Deleted jobs can also be removed from the database when upgrading WebMO or from the command line by running the clean_jobsdb.pl script.
Identifying the Installation
The admin user can specify various informational text strings that are displayed on the Login page.
Server name: an arbitrary string, which is typically the name of the WebMO server or instance
Registered user: an arbitrary string, which is typically the group or organization responsible for the WebMO server
Login message: an arbitrary string, which is typically blank but can be used to communicate information to WebMO users , e.g., an upcoming scheduled downtime
Configuring the System
CPU cores: number of cores available for WebMO usage; used by the built-in queue on WebMO Pro and Enterprise when submitting jobs so that all available cores are assigned to specific jobs
Jupyter notebook URL: website of Jupyter server included in Jupyter Calculation Templates
- "http://localhost:8888" is the default for Jupyter servers installed on ther user's local machine
- "https://mybinder.org/v2/gh/<github_user>/<github_repository>/master" is used to access mybinder.org web-hosted Jupyter servers
System scratch directory: location where WebMO stores all scratch files created by computational engines; it should be a directory with large amounts of free space that is writable by all computer users, e.g., /tmp or /scratch
Queuing system (Pro and Enterprise): built-in or external queuing system.

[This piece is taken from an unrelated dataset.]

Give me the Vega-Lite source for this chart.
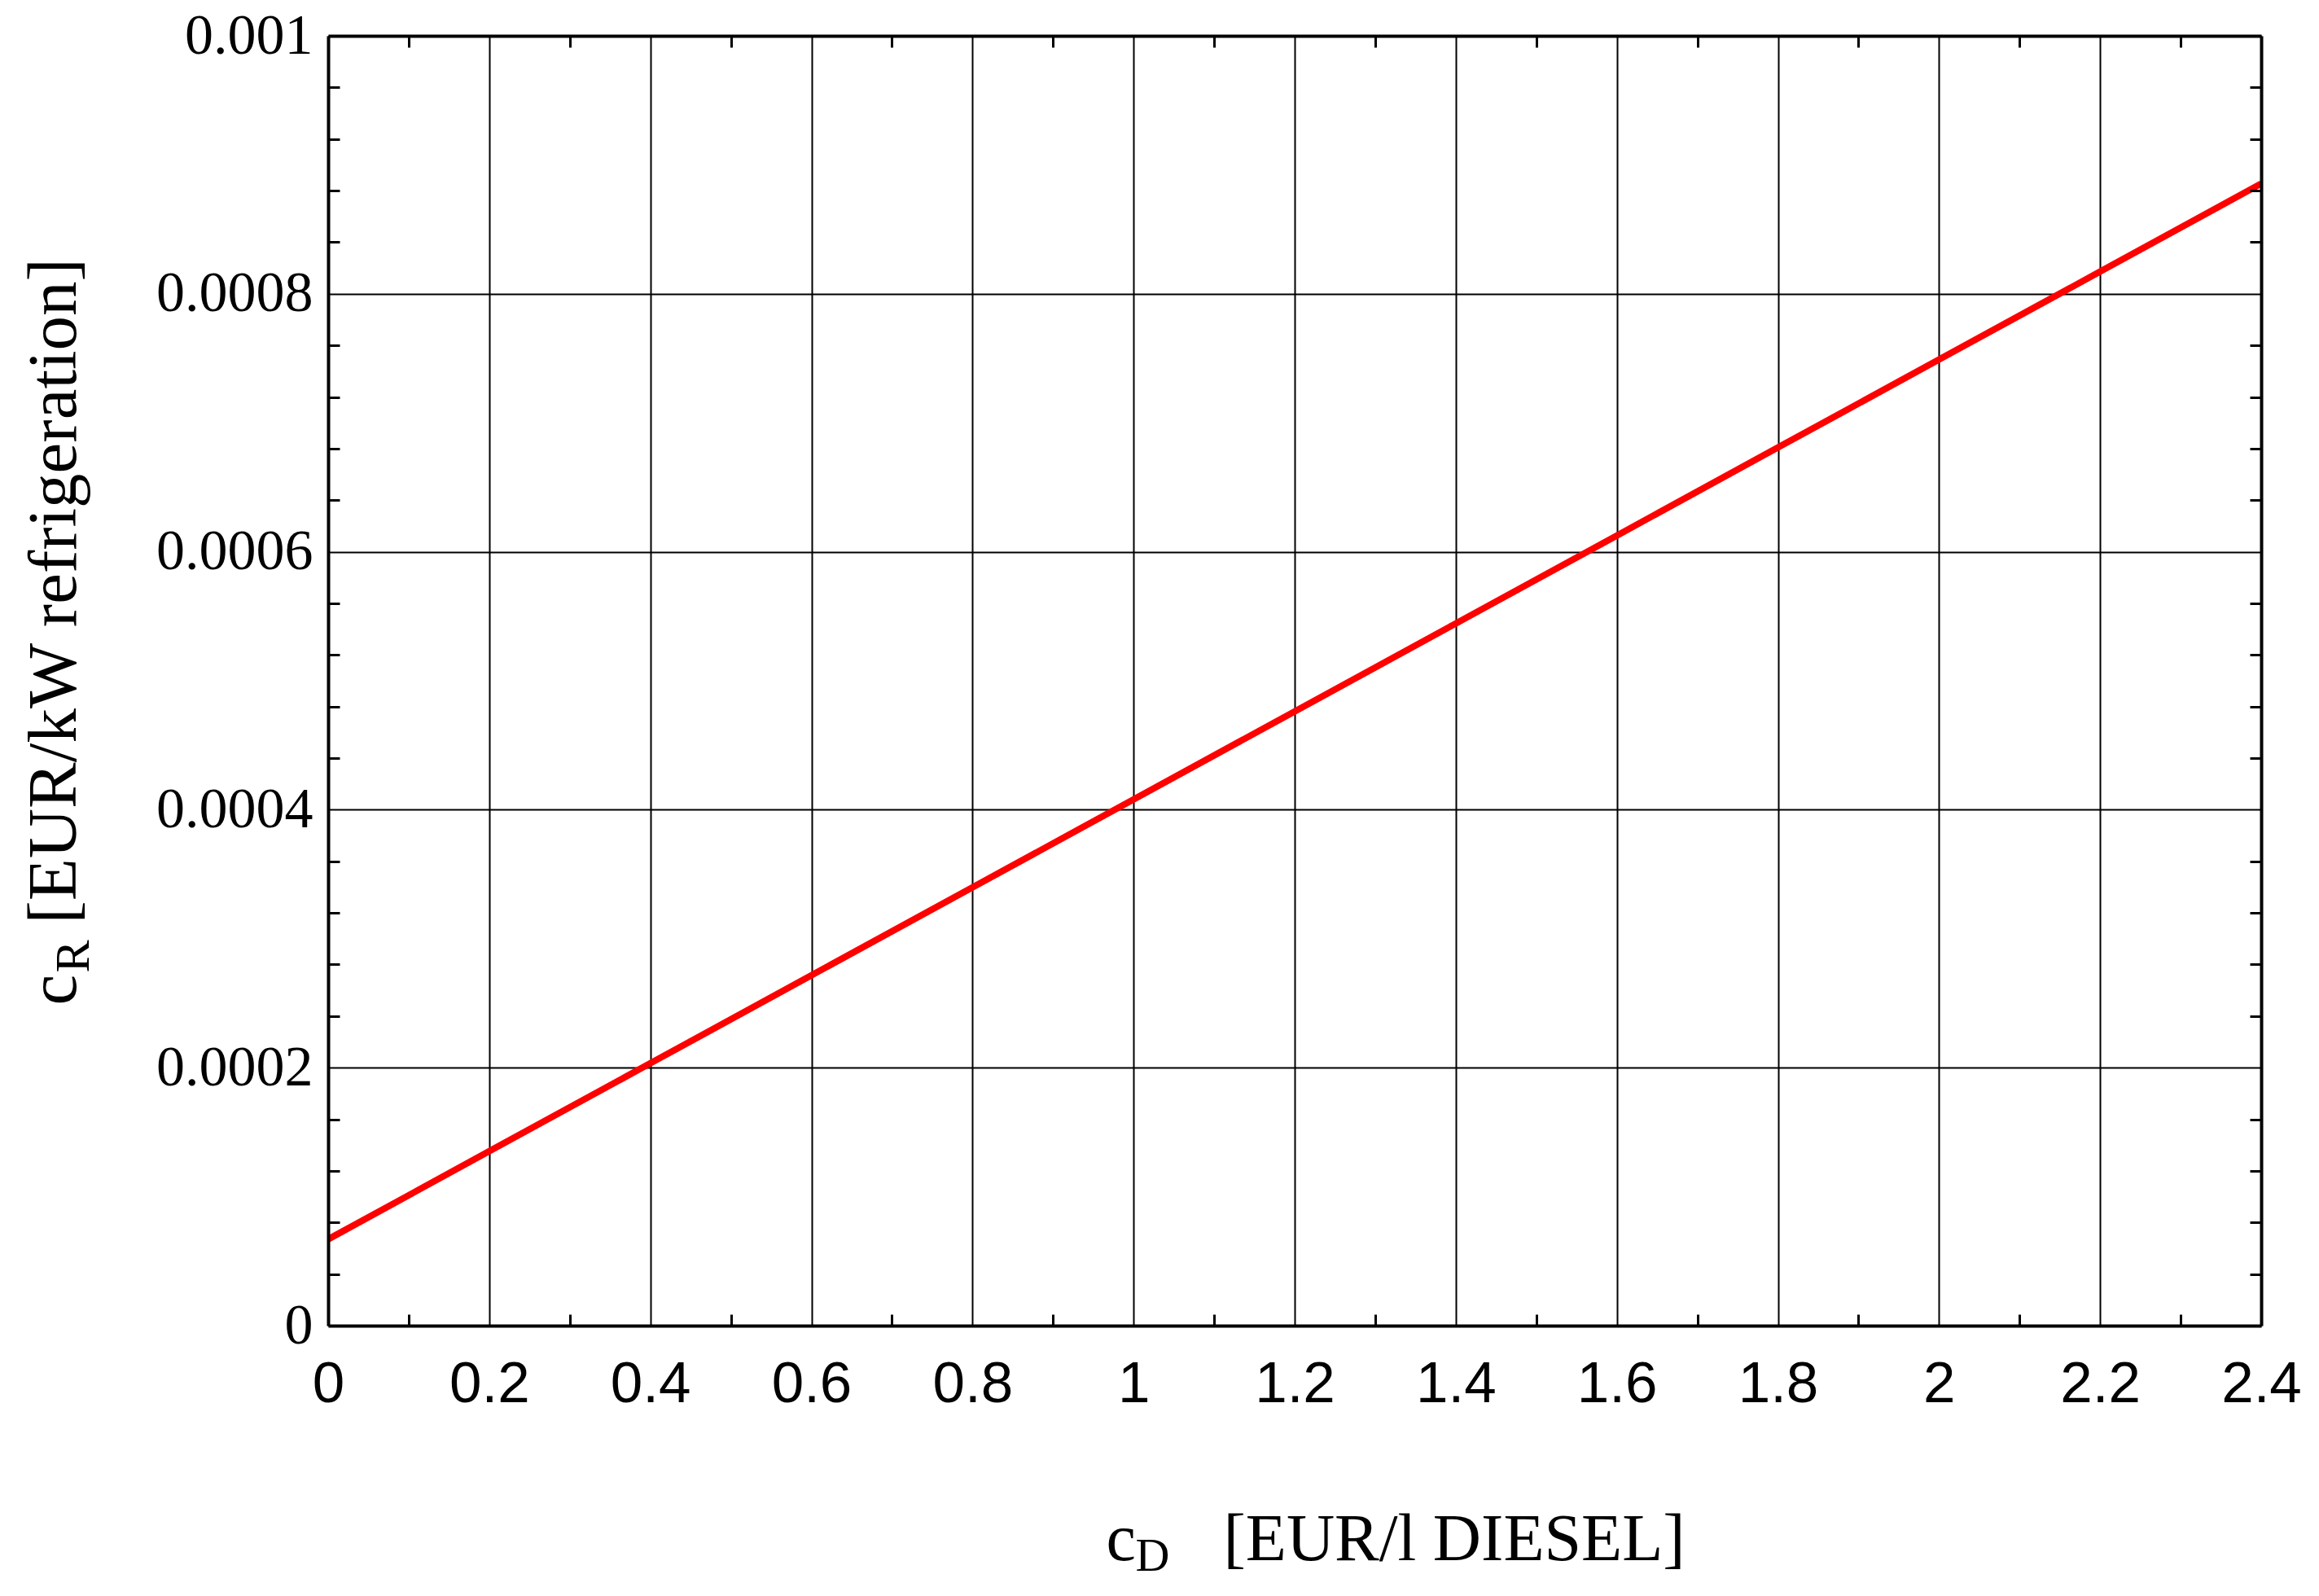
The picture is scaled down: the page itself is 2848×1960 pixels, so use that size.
{
  "$schema": "https://vega.github.io/schema/vega-lite/v6.json",
  "autosize": {"type": "none"},
  "padding": {"left": 403, "top": 44, "right": 71, "bottom": 332},
  "width": 2374,
  "height": 1584,
  "background": "white",
  "config": {
    "view": {"stroke": null},
    "axis": {
      "labelColor": "black",
      "titleColor": "black",
      "titleFontWeight": "normal",
      "titleLimit": 0,
      "labelLimit": 0,
      "labelOverlap": false,
      "labelFlush": false,
      "tickColor": "black",
      "domainColor": "black",
      "gridColor": "black",
      "gridOpacity": 1
    }
  },
  "data": {
    "values": [
      {"cD": 0.0, "cR": 0.0000670},
      {"cD": 0.2, "cR": 0.0001352},
      {"cD": 0.4, "cR": 0.0002034},
      {"cD": 0.6, "cR": 0.0002716},
      {"cD": 0.8, "cR": 0.0003398},
      {"cD": 1.0, "cR": 0.0004080},
      {"cD": 1.2, "cR": 0.0004762},
      {"cD": 1.4, "cR": 0.0005444},
      {"cD": 1.6, "cR": 0.0006126},
      {"cD": 1.8, "cR": 0.0006808},
      {"cD": 2.0, "cR": 0.0007490},
      {"cD": 2.2, "cR": 0.0008172},
      {"cD": 2.4, "cR": 0.0008854}
    ]
  },
  "resolve": {"axis": {"x": "independent", "y": "independent"}},
  "layer": [
    {
      "mark": {"type": "line", "color": "#ff0000", "strokeWidth": 8, "clip": true},
      "encoding": {
        "x": {
          "field": "cD", "type": "quantitative",
          "scale": {"domain": [0, 2.4], "nice": false, "zero": false},
          "axis": {
            "orient": "bottom",
            "values": [0, 0.2, 0.4, 0.6, 0.8, 1, 1.2, 1.4, 1.6, 1.8, 2, 2.2, 2.4],
            "format": "~g",
            "grid": true, "gridWidth": 2,
            "ticks": false, "domain": false,
            "labelFont": "Liberation Sans", "labelFontSize": 71,
            "labelBaseline": "alphabetic", "labelAlign": "center", "labelPadding": 93,
            "title": "[EUR/l DIESEL]",
            "titleFont": "Liberation Serif", "titleFontSize": 82,
            "titleAlign": "left", "titleBaseline": "alphabetic", "titleAngle": 0,
            "titleX": 1099, "titleY": 287,
            "zindex": 0
          }
        },
        "y": {
          "field": "cR", "type": "quantitative",
          "scale": {"domain": [0, 0.001], "nice": false, "zero": false},
          "axis": {
            "orient": "left",
            "values": [0, 0.0002, 0.0004, 0.0006, 0.0008, 0.001],
            "format": "~g",
            "grid": true, "gridWidth": 2,
            "ticks": false, "domain": false,
            "labelFont": "Liberation Serif", "labelFontSize": 70,
            "labelBaseline": "middle", "labelAlign": "right", "labelPadding": 19,
            "title": "[EUR/kW refrigeration]",
            "titleFont": "Liberation Serif", "titleFontSize": 85,
            "titleAlign": "left", "titleBaseline": "alphabetic", "titleAngle": -90,
            "titleX": -311, "titleY": 1090,
            "zindex": 0
          }
        }
      }
    },
    {
      "mark": {"type": "line", "strokeOpacity": 0},
      "encoding": {
        "x": {
          "field": "cD", "type": "quantitative",
          "axis": {
            "orient": "bottom",
            "values": [0.1, 0.3, 0.5, 0.7, 0.9, 1.1, 1.3, 1.5, 1.7, 1.9, 2.1, 2.3],
            "grid": false, "labels": false,
            "ticks": true, "tickSize": -14, "tickWidth": 3,
            "domain": true, "domainWidth": 4,
            "title": "c",
            "titleFont": "Liberation Serif", "titleFontSize": 82,
            "titleAlign": "left", "titleBaseline": "alphabetic", "titleAngle": 0,
            "titleX": 955, "titleY": 287,
            "zindex": 2
          }
        },
        "y": {
          "field": "cR", "type": "quantitative",
          "axis": {
            "orient": "left",
            "values": [0.00004, 0.00008, 0.00012, 0.00016, 0.00024, 0.00028, 0.00032, 0.00036, 0.00044, 0.00048, 0.00052, 0.00056, 0.00064, 0.00068, 0.00072, 0.00076, 0.00084, 0.00088, 0.00092, 0.00096],
            "grid": false, "labels": false,
            "ticks": true, "tickSize": -14, "tickWidth": 3,
            "domain": true, "domainWidth": 4,
            "title": "c",
            "titleFont": "Liberation Serif", "titleFontSize": 85,
            "titleAlign": "left", "titleBaseline": "alphabetic", "titleAngle": -90,
            "titleX": -311, "titleY": 1190,
            "zindex": 2
          }
        }
      }
    },
    {
      "mark": {"type": "line", "strokeOpacity": 0},
      "encoding": {
        "x": {
          "field": "cD", "type": "quantitative",
          "axis": {
            "orient": "top",
            "values": [0.1, 0.3, 0.5, 0.7, 0.9, 1.1, 1.3, 1.5, 1.7, 1.9, 2.1, 2.3],
            "grid": false, "labels": false,
            "ticks": true, "tickSize": -14, "tickWidth": 3,
            "domain": true, "domainWidth": 4,
            "title": "D",
            "titleFont": "Liberation Serif", "titleFontSize": 58,
            "titleAlign": "left", "titleBaseline": "alphabetic", "titleAngle": 0,
            "titleX": 991, "titleY": 1884,
            "zindex": 2
          }
        },
        "y": {
          "field": "cR", "type": "quantitative",
          "axis": {
            "orient": "right",
            "values": [0.00004, 0.00008, 0.00012, 0.00016, 0.00024, 0.00028, 0.00032, 0.00036, 0.00044, 0.00048, 0.00052, 0.00056, 0.00064, 0.00068, 0.00072, 0.00076, 0.00084, 0.00088, 0.00092, 0.00096],
            "grid": false, "labels": false,
            "ticks": true, "tickSize": -14, "tickWidth": 3,
            "domain": true, "domainWidth": 4,
            "title": "R",
            "titleFont": "Liberation Serif", "titleFontSize": 60,
            "titleAlign": "left", "titleBaseline": "alphabetic", "titleAngle": -90,
            "titleX": -2669, "titleY": 1150,
            "zindex": 2
          }
        }
      }
    }
  ]
}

WebMO includes a built-in simple FIFO ("First In, First Out") queuing system that submits jobs as CPU cores become available. Because the WebMO queuing system is not aware of other tasks on the computer, an alternative is for WebMO to submit jobs through a system-wide batch job queuing system, e.g., PBS, SGE, etc. (Note: the free version of WebMO runs one job at a time in the order they were submitted, i.e., uses the built-in queue with 1 CPU core.)
Built-in authentication: WebMO maintains usernames and their hashed passwords; usernames are authenticated against these hashed passwords
External authentication (Enterprise): WebMO usernames are authenticated against an external authentication service, typically LDAP provided by the university or company.
Working with System Users
WebMO normally maintains its own database of users that is independent of computer system users. It is possible to externally authenticate as a system user (/etc/password, PAM+shadow, etc.). In this case, WebMO can be configured to use the resources of the system user rather than its own resources. This can allow for more appropriate monitoring and sharing of computer resources in high usage systems.
Running jobs as a system user (Enterprise): WebMO normally runs jobs either as the webserver system user (typically "apache") or as the system user in whose directory the webmo software has been installed (typically "webmo"). Checking Enable sudo usage runs jobs as the system user that has been authenticated against the system's user database.
Storing jobs in the user home directory (Enterprise): WebMO normally stores jobs within the home directory where the webmo software has been installed (typically "/home/webmo/webmo"). If jobs are being run as a system user, then checking Store user job files in $HOME/webmo stores WebMO jobs with the system user's directory (typically /home/user/webmo).
See the System Users documentation for details on configuring the system for these options.